Friday, 29 January 2010

Impact of Gmail hack attempts on email marketing.

As Gmail tighten up their security following the recent hack attempts on their webmail service in China I take a look at the impact this may have on email marketers.

Last week, one of my first calls was from a worried client who had sent some test emails to his Gmail account ahead of the rest of his campaign but had found none of the images would display. On testing the same creative to other mail clients we couldn't replicate the problem - was there a problem with Gmail?
This is one of those occasions where politics have indirectly had an impact on email marketing. With the release of Internet Explorer 8, Microsoft changed the their warning about displaying secure and non secure content. These days, if you access a secure website (https), but that website attempts to load content such as images from an non-secure location (http), you're given a slightly annoying warning:


Internet Explorer has given a warning about mixed content types for as long as I can remember, however in Internet Explorer 8 we're encouraged to block non-secure content. This is the opposite of earlier versions where the default option was to view everything.

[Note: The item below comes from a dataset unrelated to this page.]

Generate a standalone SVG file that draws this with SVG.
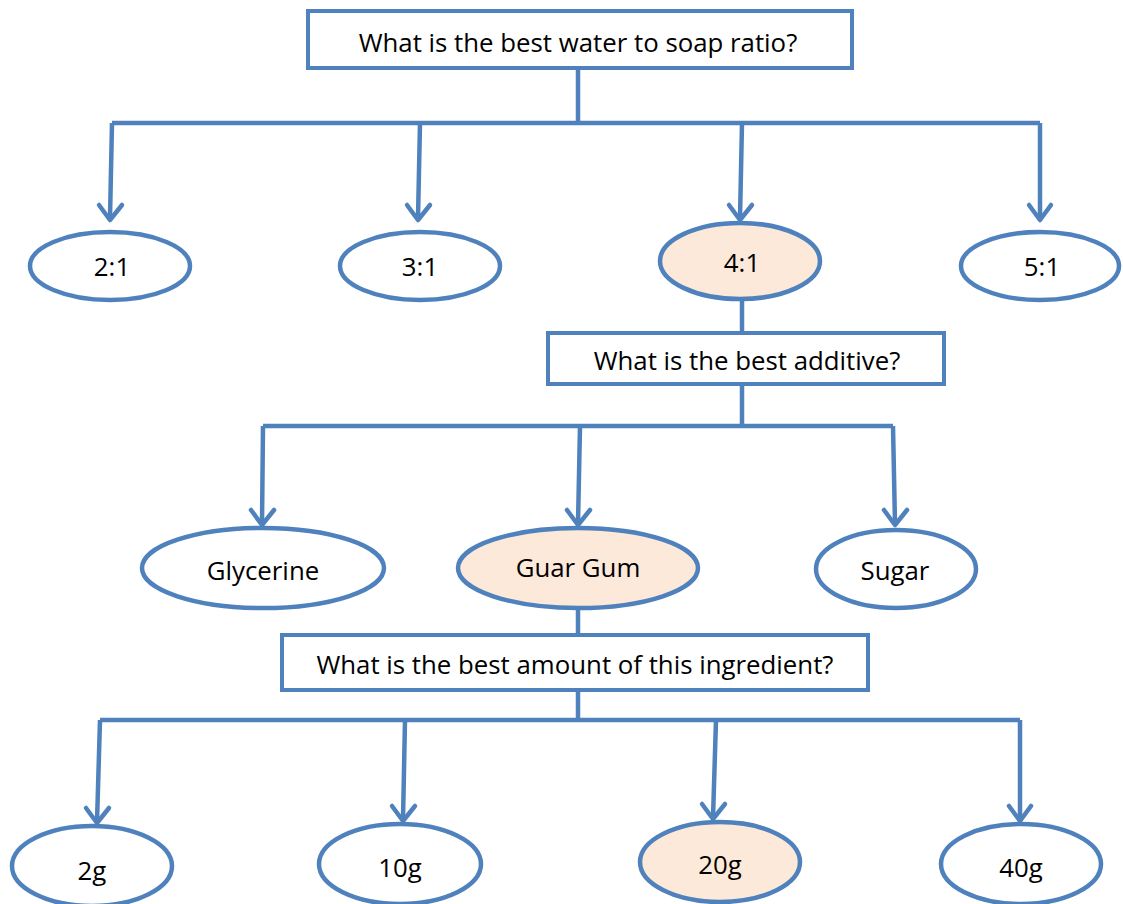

So how is this, politics, and email marketing related? As has been widely documented, recent attempts to hack Gmail accounts in China resulted in the company reviewing its international strategy. Google also appear to have tightened up their security and have updated user settings so that on logging on, as a default, you'll now connect via https. This setting can be changed in the Gmails settings page after logging in.

If your email campaign has linked graphics (rather than embedded), chances are that your server won't be using a secure connection. If your email recipient attempts to log in to Gmail using their secure URL (https://mail.google.com) and your email contains images linked from a non-secure location then Internet Explorer 8 will give the warning above. If the recipient simply clicks the default button (Yes), they will inadvertently block non-secure content and whilst your HTML will display just fine, your images won't.

And this could well have other ramifications - if Google are defaulting to secure connections, what other mail providers will follow? Chances are that this would have happened anyway, but now it seems inevitable. So with rapid adoption of Internet Explorer 8 amongst users not quite so technical savvy as the rest of us you may need to invest in an SSL certificate for your server. That, or start embedding images in your emails instead of linking to them, which may have other pitfalls.

Of course, the smart people amongst you may already have done away with Internet Explorer completely. But are those the people you're targeting in your campaigns?